Use mirror() when intent is compare, not data fetch

For explicit compare semantics, prefer mirror(status, UVM_CHECK, ...) over manual read+if in places where you want UVM's standardized mismatch reporting.


Method selection matrix and examples

diagram
[RAL] practical method matrix

  Goal                                             Best method pattern
  ───────────────────────────────────────────────────────────────────────────────
  Stage many config updates, commit once           set() for fields -> update()
  Force value now                                  write()
  Observe live hardware value                      read()
  Validate hardware against model expectation      mirror(UVM_CHECK)
  Synchronize mirror from external monitor event   predict() (via predictor)

  Common recipe:
    initialize:
      set...set...update
    operate:
      write/read as needed
    verify:
      mirror(UVM_CHECK) at checkpoints
systemverilog
task smoke_register_sequence(my_reg_block ral, uvm_component parent);
  uvm_status_e status;

  // 1) stage + commit
  ral.mode.cfg.set(3'h4);
  ral.mode.gain.set(5'h12);
  ral.mode.update(status, UVM_FRONTDOOR, .parent(parent));

  // 2) immediate control pulse
  ral.cmd.write(status, 32'h1, UVM_FRONTDOOR, .parent(parent));

  // 3) compare checkpoint
  ral.mode.mirror(status, UVM_CHECK, UVM_FRONTDOOR, .parent(parent));
endtask

Key takeaways

  • Choose method by intent: stage, commit, observe, or compare.

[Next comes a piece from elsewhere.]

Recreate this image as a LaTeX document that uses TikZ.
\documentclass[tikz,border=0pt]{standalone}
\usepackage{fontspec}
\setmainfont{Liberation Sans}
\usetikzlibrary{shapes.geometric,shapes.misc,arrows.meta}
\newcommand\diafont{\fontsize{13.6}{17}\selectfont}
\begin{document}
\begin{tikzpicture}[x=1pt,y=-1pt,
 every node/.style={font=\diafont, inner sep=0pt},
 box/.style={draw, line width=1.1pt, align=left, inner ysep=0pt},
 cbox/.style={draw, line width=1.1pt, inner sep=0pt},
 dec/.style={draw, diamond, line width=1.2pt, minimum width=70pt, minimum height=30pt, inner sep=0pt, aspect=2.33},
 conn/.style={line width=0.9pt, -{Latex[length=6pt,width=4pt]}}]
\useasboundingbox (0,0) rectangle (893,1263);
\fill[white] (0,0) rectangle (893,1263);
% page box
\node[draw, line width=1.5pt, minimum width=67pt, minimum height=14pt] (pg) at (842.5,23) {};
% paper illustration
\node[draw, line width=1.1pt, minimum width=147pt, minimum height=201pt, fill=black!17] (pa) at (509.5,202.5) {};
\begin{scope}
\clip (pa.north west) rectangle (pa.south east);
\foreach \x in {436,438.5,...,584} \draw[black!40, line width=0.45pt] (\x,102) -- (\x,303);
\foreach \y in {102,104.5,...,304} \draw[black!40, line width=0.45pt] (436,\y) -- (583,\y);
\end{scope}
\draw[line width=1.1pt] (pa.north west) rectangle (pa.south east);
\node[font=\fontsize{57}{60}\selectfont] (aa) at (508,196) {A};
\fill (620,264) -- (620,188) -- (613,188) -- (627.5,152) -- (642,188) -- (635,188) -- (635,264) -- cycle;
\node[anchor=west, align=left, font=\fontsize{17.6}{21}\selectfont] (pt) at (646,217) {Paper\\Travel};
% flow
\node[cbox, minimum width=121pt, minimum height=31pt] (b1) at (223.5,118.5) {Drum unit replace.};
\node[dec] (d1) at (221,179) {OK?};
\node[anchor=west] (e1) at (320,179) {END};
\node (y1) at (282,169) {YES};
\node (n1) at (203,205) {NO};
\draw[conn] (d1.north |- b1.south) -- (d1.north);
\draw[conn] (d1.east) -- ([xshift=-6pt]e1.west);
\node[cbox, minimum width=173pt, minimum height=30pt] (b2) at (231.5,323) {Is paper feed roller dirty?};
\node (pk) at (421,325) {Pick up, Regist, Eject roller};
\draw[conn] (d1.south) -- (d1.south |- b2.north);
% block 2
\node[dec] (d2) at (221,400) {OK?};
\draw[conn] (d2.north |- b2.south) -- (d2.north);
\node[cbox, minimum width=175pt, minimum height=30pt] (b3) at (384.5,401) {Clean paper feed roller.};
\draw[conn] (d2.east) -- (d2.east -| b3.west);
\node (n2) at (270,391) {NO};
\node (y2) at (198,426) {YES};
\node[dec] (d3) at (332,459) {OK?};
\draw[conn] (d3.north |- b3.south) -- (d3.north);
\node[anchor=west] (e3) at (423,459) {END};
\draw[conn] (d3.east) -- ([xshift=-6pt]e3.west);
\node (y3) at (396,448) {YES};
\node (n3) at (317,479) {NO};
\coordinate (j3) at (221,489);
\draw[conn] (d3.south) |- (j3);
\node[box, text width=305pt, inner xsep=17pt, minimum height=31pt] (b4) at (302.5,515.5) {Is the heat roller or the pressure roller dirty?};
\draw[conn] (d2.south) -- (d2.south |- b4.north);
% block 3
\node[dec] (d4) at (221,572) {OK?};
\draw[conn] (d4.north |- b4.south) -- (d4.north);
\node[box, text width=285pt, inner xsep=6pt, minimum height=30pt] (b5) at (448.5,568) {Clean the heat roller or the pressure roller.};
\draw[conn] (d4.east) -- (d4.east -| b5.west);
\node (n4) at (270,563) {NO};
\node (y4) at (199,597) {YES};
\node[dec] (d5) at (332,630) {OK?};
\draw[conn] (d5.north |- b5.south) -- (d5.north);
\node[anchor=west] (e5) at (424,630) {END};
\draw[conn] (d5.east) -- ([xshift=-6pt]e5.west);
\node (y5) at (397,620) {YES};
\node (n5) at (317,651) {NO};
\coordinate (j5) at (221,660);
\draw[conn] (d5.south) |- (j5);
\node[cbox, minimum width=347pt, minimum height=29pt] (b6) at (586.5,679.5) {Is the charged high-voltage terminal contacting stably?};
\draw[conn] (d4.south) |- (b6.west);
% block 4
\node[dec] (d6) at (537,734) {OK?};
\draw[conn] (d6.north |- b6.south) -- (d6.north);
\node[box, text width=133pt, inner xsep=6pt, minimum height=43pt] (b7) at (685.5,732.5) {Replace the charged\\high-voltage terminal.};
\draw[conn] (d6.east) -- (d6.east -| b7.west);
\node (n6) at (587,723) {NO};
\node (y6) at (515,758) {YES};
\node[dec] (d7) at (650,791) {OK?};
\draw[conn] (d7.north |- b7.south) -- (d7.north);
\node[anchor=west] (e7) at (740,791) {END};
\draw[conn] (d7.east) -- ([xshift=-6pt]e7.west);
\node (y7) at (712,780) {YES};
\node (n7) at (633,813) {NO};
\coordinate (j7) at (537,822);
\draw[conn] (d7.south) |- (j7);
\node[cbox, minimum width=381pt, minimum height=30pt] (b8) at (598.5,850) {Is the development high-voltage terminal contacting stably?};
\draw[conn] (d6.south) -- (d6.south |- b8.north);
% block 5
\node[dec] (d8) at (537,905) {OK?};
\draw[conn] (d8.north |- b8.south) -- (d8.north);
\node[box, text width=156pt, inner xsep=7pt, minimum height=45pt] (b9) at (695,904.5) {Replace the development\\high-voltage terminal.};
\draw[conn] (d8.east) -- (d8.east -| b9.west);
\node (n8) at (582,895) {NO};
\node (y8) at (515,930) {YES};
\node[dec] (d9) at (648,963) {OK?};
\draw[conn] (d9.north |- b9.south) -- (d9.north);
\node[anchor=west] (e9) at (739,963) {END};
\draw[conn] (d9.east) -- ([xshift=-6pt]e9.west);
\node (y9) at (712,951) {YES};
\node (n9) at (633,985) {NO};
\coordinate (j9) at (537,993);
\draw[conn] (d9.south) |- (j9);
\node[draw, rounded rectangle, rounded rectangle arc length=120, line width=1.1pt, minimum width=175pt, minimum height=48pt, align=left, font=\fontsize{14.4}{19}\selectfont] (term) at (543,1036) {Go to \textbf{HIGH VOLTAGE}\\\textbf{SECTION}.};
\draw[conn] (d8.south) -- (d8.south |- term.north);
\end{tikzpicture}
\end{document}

  • set()+update() is for batched intent; write() is for immediate action.

  • read() refreshes mirror and can change later check behavior.

  • Keep method semantics explicit in code reviews to prevent drift bugs.

Common pitfalls

  • Calling set() and assuming DUT changed without update/write.

  • Using read() in pre-check path and unintentionally hiding stale mirror.

  • Replacing mirror(UVM_CHECK) everywhere with ad hoc read compares.